De la théorie à la réalité
Nous illustrerons cette perméabilité du monde des théories et du monde réel à travers le travail de MacKenzie[1] (2006) consacré à la performativité de la formule de Black et Scholes[2].
Méthode :
La question centrale dans la Théorie des options réside dans le calcul du coût (prime) d'une option. A priori un certain nombre de facteurs sont censés influencer cette prime : le prix courant du sous-jacent, le prix d'exercice, la durée jusqu'à l'échéance, le niveau des taux d'intérêt, la volatilité. Depuis que les marchés dérivés existent, des règles avaient été mises en place mais sans aucun fondement théorique.

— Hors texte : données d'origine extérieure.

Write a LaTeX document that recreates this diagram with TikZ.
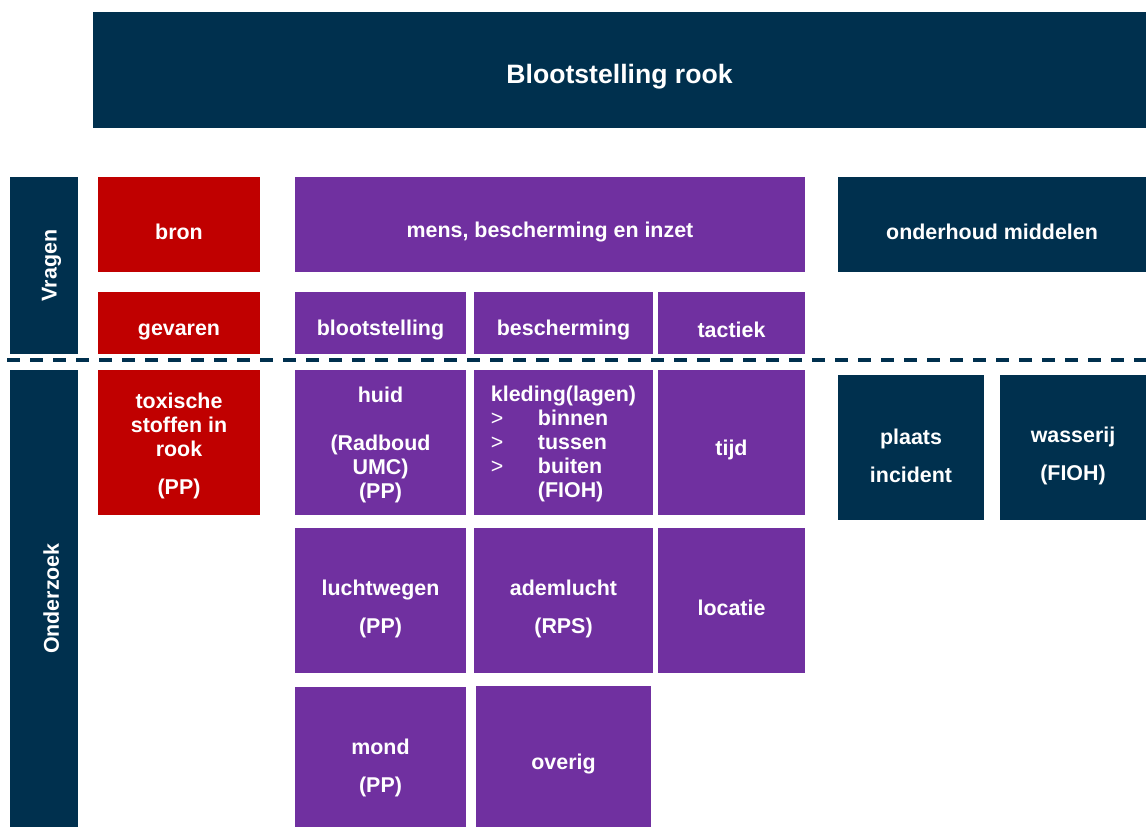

C'est seulement au début des années soixante-dix que Fischer Black, Myron Scholes[2] (1973) et Robert C. Merton[3] (1973) produisirent la fameuse théorie des options. Cette formule permet de lier la prime d'une option avec un nombre limité de paramètres (taux d'intérêt, caractéristiques du sous-jacent - rentabilité espérée et volatilité -, durée).
Attention :
Le cadre théorique repose sur des hypothèses ad hoc, en particulier, l'hypothèse que les cours suivent un processus brownien. Ces hypothèses ne sont pas vérifiées dans la réalité.
Fondamental :
L'adoption de cette formule pour tarifer les produits a en effet modifié substantiellement le comportement de leurs prix. En particulier, la volatilité implicite se mit à suivre exactement ce qui était prédit par la théorie. La formule de Black et Scholes[2] a performé la réalité : la réalité financière est devenue conforme à la théorie.
Complément :
Comment expliquer un tel succès alors même que d'autres modèles existaient ? Comment la théorie s'est-elle introduite dans les comportements et les pratiques individuelles et organisationnelles ?
MacKenzie[1] (2006) a mis en lumière les raisons qui ont expliqué le succès de cette formule. Il souligne la proximité des auteurs avec les praticiens qui a permis une adhésion rapide car elle répondait à des attentes. L'autre raison est la simplicité et la gratuité de cette formule.